With New York Rangers forward Derick Brassard emerging as an important member of his team, it seems appropriate to re-examine the trade that sent skilled sniper Marian Gaborik to the Columbus Blue Jackets.
The gist of the trade
The Rangers sent Gaborik to the Blue Jackets in exchange for Derek Dorsett, John Moore and Brassard.
The Rangers’ angle
Brassard: Of the players acquired in the above trade, none has made a greater impact for the Rangers than Brassard. A former sixth-overall pick that didn’t pan out in Columbus, the native of Hull, Quebec, has blossomed on Broadway, scoring 45 points (22 goals, 23 assists) in 57 games this season and 161 points (64 goals, 97 assists) in 231 games overall. Brassard has developed chemistry with Mats Zuccarello and J.T. Miller, another supposed first-round bust, scoring a number of key goals this season. With a relatively manageable cap hit for what he brings to the table ($5 million for the next three seasons after this one), Brassard has proven himself to be an important member of the Rangers’ core.

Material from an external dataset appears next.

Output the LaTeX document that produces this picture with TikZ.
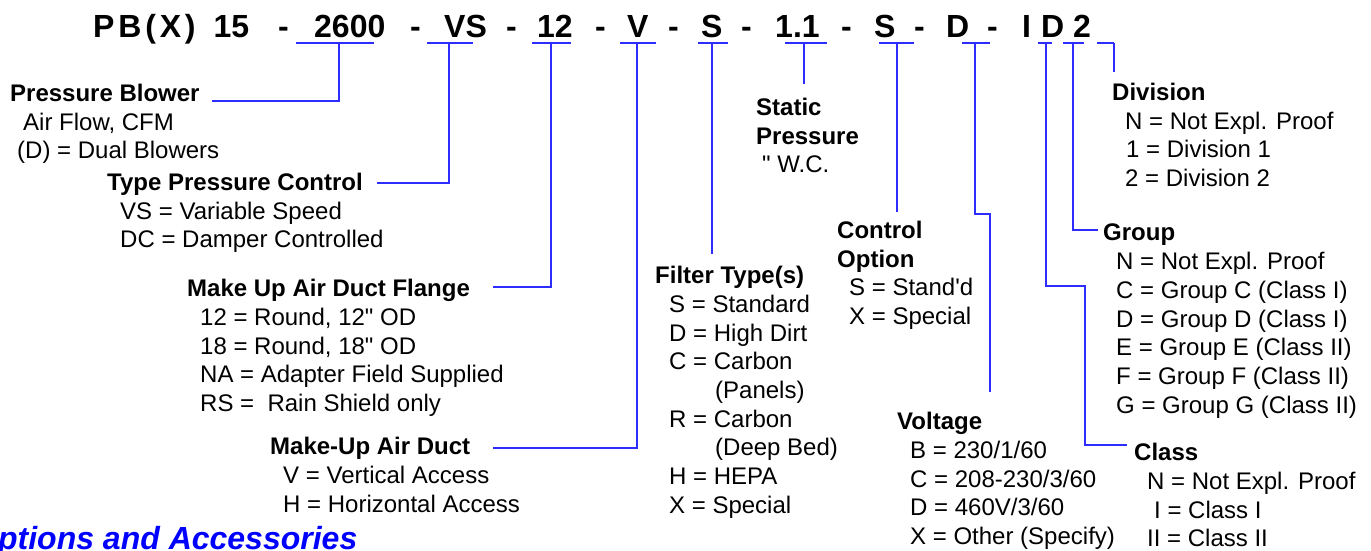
\documentclass[tikz,border=0pt]{standalone}
\usepackage{fontspec}
\setmainfont{Liberation Sans}
\definecolor{lineblue}{RGB}{45,45,255}
\definecolor{optblue}{RGB}{0,0,255}
\tikzset{
  codetxt/.style={font=\bfseries\fontsize{32}{36}\selectfont,anchor=base west,inner sep=0pt},
  keyblock/.style={font=\fontsize{24}{28.7}\selectfont,align=left,anchor=north west,inner sep=0pt},
  lnk/.style={draw=lineblue,line width=1.3pt},
}
\newcommand{\ind}[1]{\hspace*{#1pt}}

\begin{document}
\begin{tikzpicture}[x=1pt,y=-1pt]
  \useasboundingbox (0,0) rectangle (1371,550);
  \clip (0,0) rectangle (1371,550);

  % model code
  \node [codetxt] (tpb) at (93,37) {{\addfontfeature{LetterSpace=12}PB(X)}\hspace{18pt}15};
  \node [codetxt] (m1) at (278,37) {-};
  \node [codetxt] (t2600) at (314,37) {2600};
  \node [codetxt] (m2) at (410,37) {-};
  \node [codetxt] (tvs) at (444,37) {VS};
  \node [codetxt] (m3) at (506,37) {-};
  \node [codetxt] (t12) at (537,37) {12};
  \node [codetxt] (m4) at (595,37) {-};
  \node [codetxt] (tv) at (627,37) {V};
  \node [codetxt] (m5) at (668,37) {-};
  \node [codetxt] (tfs) at (701,37) {S};
  \node [codetxt] (m6) at (741,37) {-};
  \node [codetxt] (t11) at (775,37) {1.1};
  \node [codetxt] (m7) at (841,37) {-};
  \node [codetxt] (tcs) at (874,37) {S};
  \node [codetxt] (m8) at (914,37) {-};
  \node [codetxt] (tvd) at (946,37) {D};
  \node [codetxt] (m9) at (987,37) {-};
  \node [codetxt] (tci) at (1022,37) {I};
  \node [codetxt] (tgd) at (1041,37) {D};
  \node [codetxt] (tdn) at (1073,37) {2};

  % legends
  \node [keyblock] (pb) at (10,84) {\textbf{Pressure Blower}\\\ind{13}Air Flow, CFM\\\ind{7}(D) = Dual Blowers};
  \node [keyblock] (tpc) at (107,173) {\textbf{Type Pressure Control}\\\ind{13}VS = Variable Speed\\\ind{13}DC = Damper Controlled};
  \node [keyblock] (flange) at (187,279) {\textbf{Make Up Air Duct Flange}\\\ind{13}12 = Round, 12\textquotedbl{} OD\\\ind{13}18 = Round, 18\textquotedbl{} OD\\\ind{13}NA = Adapter Field Supplied\\\ind{13}RS = \ Rain Shield only};
  \node [keyblock] (duct) at (270,437) {\textbf{Make-Up Air Duct}\\\ind{13}V = Vertical Access\\\ind{13}H = Horizontal Access};
  \node [keyblock] (filter) at (655,266) {\textbf{Filter Type(s)}\\\ind{14}S = Standard\\\ind{14}D = High Dirt\\\ind{14}C = Carbon\\\ind{60}(Panels)\\\ind{14}R = Carbon\\\ind{60}(Deep Bed)\\\ind{14}H = HEPA\\\ind{14}X = Special};
  \node [keyblock] (static) at (756,98) {\textbf{Static}\\\textbf{Pressure}\\\ind{6}\textquotedbl{} W.C.};
  \node [keyblock] (ctrl) at (837,221) {\textbf{Control}\\\textbf{Option}\\\ind{12}S = Stand\textquotesingle d\\\ind{12}X = Special};
  \node [keyblock] (volt) at (897,412) {\textbf{Voltage}\\\ind{13}B = 230/1/60\\\ind{13}C = 208-230/3/60\\\ind{13}D = 460V/3/60\\\ind{13}X = Other (Specify)};
  \node [keyblock] (div) at (1112,83) {\textbf{Division}\\\ind{13}N = Not Expl. Proof\\\ind{14}1 = Division 1\\\ind{13}2 = Division 2};
  \node [keyblock] (grp) at (1103,224) {\textbf{Group}\\\ind{13}N = Not Expl. Proof\\\ind{13}C = Group C (Class I)\\\ind{13}D = Group D (Class I)\\\ind{13}E = Group E (Class II)\\\ind{13}F = Group F (Class II)\\\ind{13}G = Group G (Class II)};
  \node [keyblock] (cls) at (1134,443) {\textbf{Class}\\\ind{13}N = Not Expl. Proof\\\ind{20}I = Class I\\\ind{13}II = Class II};

  \node [font=\bfseries\itshape\fontsize{32}{36}\selectfont,text=optblue,anchor=base west,inner sep=0pt] (opts) at (-27,549) {Options and Accessories};

  % leader points
  \coordinate (k1) at (339,43);  \coordinate (e1) at (212,101);
  \coordinate (k2) at (449,43);  \coordinate (e2) at (377,183);
  \coordinate (k3) at (551,43);  \coordinate (e3) at (493,287);
  \coordinate (k4) at (637,43);  \coordinate (e4) at (493,448);
  \coordinate (k5) at (712,43);  \coordinate (e5) at (712,254);
  \coordinate (k6) at (804,43);  \coordinate (e6) at (804,84);
  \coordinate (k7) at (897,43);  \coordinate (e7) at (897,212);
  \coordinate (k8) at (975,43);  \coordinate (j8) at (990,214);  \coordinate (e8) at (990,392);
  \coordinate (k9) at (1046,43); \coordinate (j9) at (1085,286); \coordinate (e9) at (1127,445);
  \coordinate (k10) at (1073,43); \coordinate (e10) at (1098,230);
  \coordinate (k11) at (1114,43); \coordinate (e11) at (1114,72);

  % underlines
  \draw [lnk] ([xshift=-43pt]k1) -- ([xshift=35pt]k1);
  \draw [lnk] ([xshift=-22pt]k2) -- ([xshift=24pt]k2);
  \draw [lnk] ([xshift=-19pt]k3) -- ([xshift=20pt]k3);
  \draw [lnk] ([xshift=-17pt]k4) -- ([xshift=19pt]k4);
  \draw [lnk] ([xshift=-14pt]k5) -- ([xshift=16pt]k5);
  \draw [lnk] ([xshift=-19pt]k6) -- ([xshift=23pt]k6);
  \draw [lnk] ([xshift=-18pt]k7) -- ([xshift=17pt]k7);
  \draw [lnk] ([xshift=-13pt]k8) -- ([xshift=15pt]k8);
  \draw [lnk] ([xshift=-8pt]k9) -- ([xshift=6pt]k9);
  \draw [lnk] ([xshift=-10pt]k10) -- ([xshift=11pt]k10);
  \draw [lnk] ([xshift=-17pt]k11) -- (k11);

  % leaders
  \draw [lnk] (k1) |- (e1);
  \draw [lnk] (k2) |- (e2);
  \draw [lnk] (k3) |- (e3);
  \draw [lnk] (k4) |- (e4);
  \draw [lnk] (k5) -- (e5);
  \draw [lnk] (k6) -- (e6);
  \draw [lnk] (k7) -- (e7);
  \draw [lnk] (k8) |- (j8) -- (e8);
  \draw [lnk] (k9) |- (j9) |- (e9);
  \draw [lnk] (k10) |- (e10);
  \draw [lnk] (k11) -- (e11);
\end{tikzpicture}
\end{document}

Dorsett: A noted pugilist, Dorsett didn’t have much of an impact on Broadway during his 51-game tenure. Though he did score eight points (four goals, four assists) and get in some scraps (128 penalty minutes), Dorsett’s time with the Rangers wasn’t much to remark over.
Moore: A player who got a lot more of the Broadway experience than Dorsett, Moore stands out as a young player show just never panned out for the Rangers. Though he did play 125 games in New York, Moore only managed to score 27 points (six goals, 21 assists) and was ultimately shipped out with Anthony Duclair as part of the trade that brought Keith Yandle to the Rangers. While Moore didn’t do much to get on the Rangers’ bad side specifically, he just didn’t play well enough to warrant a consistent spot in the team’s deep defensive corps.
The Blue Jackets’ angle
Gaborik: When the Blue Jackets acquired Gaborik at the 2013 trade deadline, they were expecting the three-time 40-goal scorer to jump start their offense. While the Slovak did reasonably well to end his first partial season with the team, scoring eight points (three goals, five assists) in 12 games, he underperformed to start the next season, scoring just 14 points (six goals, eight assists) in 22 games, a far cry from the 666 points (333 goals, 333 assists) in 757 games Gaborik had scored with the Rangers and Minnesota Wild. The winger was eventually shipped out to the Los Angeles Kings for Matt Frattin, a second-round pick and a conditional third-round pick. Despite having impressive credentials prior to joining the Blue Jackets, Gaborik never found the vaunted scoring touch in Columbus that he had in previous seasons with the Rangers and Wild, ultimately playing just 34 games in Ohio.
Although some doubted the Rangers for trading Gaborik for a trio of relatively unknown players, the trade seems to have worked out largely in the Rangers’ favor. While Moore and Dorsett have been sent packing from New York, Brassard seems to have finally developed into the type of player the Blue Jackets expected him to be when they selected him in the first round of the 2006 NHL draft. Furthermore, though he did post some decent numbers for Columbus, Gaborik’s short time with the Blue Jackets is almost certainly considered a disappointment, considering the winger went on to win a Stanley Cup with the team he was traded to.
The Rangers won the trade, as Brassard has turned into an important member of the team’s core, while Gaborik was sent packing after only playing 34 games for the Blue Jackets.